The Last Mile (Amos Decker series)

Image of The Last Mile (Memory Man Series, 2)
Author(s): 
Release Date: 
April 18, 2016
Publisher/Imprint: 
Grand Central Publishing
Pages: 
432
Reviewed by: 

In David Baldacci’s newest thriller, The Last Mile, he opens with a hook that grabs the reader and doesn’t let go for over 400 pages. The second book in Baldacci’s Amos Decker series introduces us to Melvin Mars, a man in the last minutes of spending time on death row for killing his parents twenty years earlier.

Convinced there is no reprieve, Melvin mentally prepares himself for the final moments of his life when word comes through that someone else has confessed to the crimes he was convicted of committing. The world comes to a halt as he waits to find out what in the world this is all about.

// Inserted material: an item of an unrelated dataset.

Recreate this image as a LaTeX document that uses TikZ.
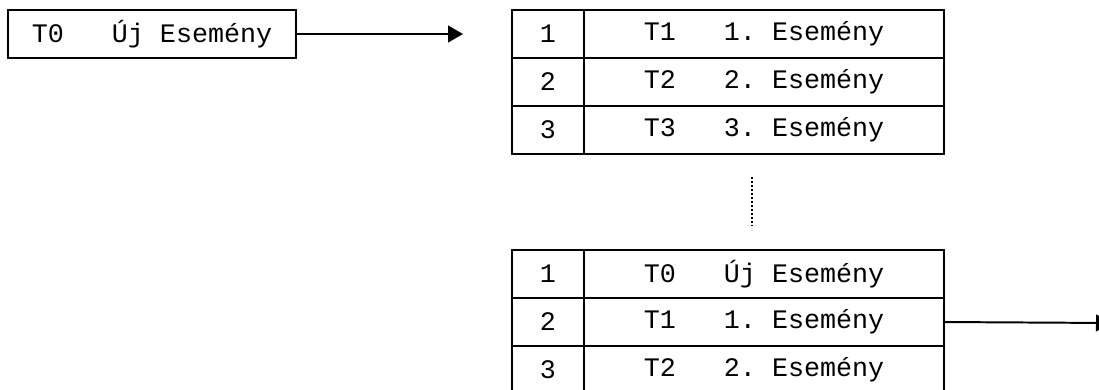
\documentclass[tikz,border=0pt]{standalone}
\usepackage{fontspec}
\setmonofont{Liberation Mono}
\usetikzlibrary{
    arrows.meta,
    positioning
}
\newcommand{\eventfont}{\fontsize{19}{22}\selectfont\ttfamily}
\tikzstyle{cell} = [
    rectangle,
    draw=black,
    line width=1.4pt,
    inner sep=0pt,
    outer sep=0pt,
    minimum height=1.2cm,
    font=\eventfont
]
\tikzstyle{numcell} = [
    cell,
    minimum width=1.8cm
]
\tikzstyle{eventcell} = [
    cell,
    minimum width=9cm
]
\tikzstyle{newevent} = [
    cell,
    minimum width=7.2cm
]
\tikzstyle{arrow} = [
    -{Triangle[length=0.375cm, width=0.42cm]},
    line width=1.4pt
]
\tikzstyle{gap} = [
    line width=1.2pt,
    dash pattern=on 1.3pt off 1.55pt
]

\begin{document}
\begin{tikzpicture}[x=0.025cm, y=-0.025cm]
        \useasboundingbox (0,0) rectangle (1099,389);

        % new event
        \node[newevent] (new) at (152,34) {T0\ \ \ Új Esemény};

        % queue before
        \node[numcell] (a1) at (548,34) {1};
        \node[eventcell, right=0pt of a1] (ea1) {T1\ \ \ 1. Esemény};
        \node[numcell, below=0pt of a1] (a2) {2};
        \node[eventcell, right=0pt of a2] (ea2) {T2\ \ \ 2. Esemény};
        \node[numcell, below=0pt of a2] (a3) {3};
        \node[eventcell, right=0pt of a3] (ea3) {T3\ \ \ 3. Esemény};

        % queue after
        \node[numcell] (b1) at (548,274) {1};
        \node[eventcell, right=0pt of b1] (eb1) {T0\ \ \ Új Esemény};
        \node[numcell, below=0pt of b1] (b2) {2};
        \node[eventcell, right=0pt of b2] (eb2) {T1\ \ \ 1. Esemény};
        \node[numcell, below=0pt of b2] (b3) {3};
        \node[eventcell, right=0pt of b3] (eb3) {T2\ \ \ 2. Esemény};

        \coordinate (in) at (463,34);
        \coordinate (out) at (1111,323);
        \coordinate (gaptop) at (752,177);
        \coordinate (gapbot) at (752,226);

        \draw[arrow] (new) -- (in);
        \draw[arrow] (eb2.east) -- (out);
        \draw[gap] (gaptop) -- (gapbot);
    \end{tikzpicture}
\end{document}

In a moment of serendipity, in another part of America, Amos Decker, an ex-police officer selected to participate in a special FBI group reviewing cold cases, learns of Mars’s situation. Decker had a short history with Mars when both played football in college, and his interest is piqued in this odd turn of events.

The story picks up steam when Decker convinces the FBI team to look into this last minute stay and determine why it took 20 years for the purported killer to confess.

Melvin Mars is released and works with the FBI team to learn more about Charles Montgomery, the man on death row in Alabama, who confessed to the murder of Mars’ parents. But things go awry when the authorities determine that Montgomery lied about murdering Mars’s parents, and Mars is once again collected and returned to prison.

Baldacci has designed a maze of corridors that Decker and the FBI team follow, and as the team continues to uncover information, it becomes clear that the maze has many misleading trails. Mars’s re-incarceration is just one of those trails, and his subsequent second release is another.

Decker is not beyond bending the law at times, especially when the FBI team is called back to Washington and ordered to drop the case. A bond develops between Decker and Mars, and in the background Decker is able to call upon his FBI boss, Ross Bogart, for help when things get dicey.

And things do get dicey when Decker and Mars discover that the father Mars was supposed to have murdered is alive and well, and responsible for getting Mars off of death row after a 20-year lapse. To further complicate the matter, they learn that Mars’s father is not his father. A maze indeed!

Just to keep the reader’s interest further piqued, Lisa Davenport, one of the FBI team, is kidnapped under everyone’s nose. This event draws the FBI deeper into the case and finding her alive becomes a primary concern of the team.

No spoiler alert here! The story moves through the maze with more twists and turns until it reaches its logical conclusion, tying up all the loose ends.

Baldacci has mastered the art of creating a page-turner for his fans. He draws his readers deep into his story by creating scenes that leave the reader suspended at the end of the chapter, unable to put the book down.

Baldacci excels at developing interesting, three-dimensional protagonists, and he has given Decker an interesting personal situation—he has two characteristics that separate him from everyone else: hyperthymesia, an autobiographical memory, and synesthesia, a neurological condition of sensory pathways. He uses these two involuntary characteristics to help him resolve this case.

Baldacci fans will not be disappointed, and The Last Mile gives good reason to look forward to the next Amos Decker thriller.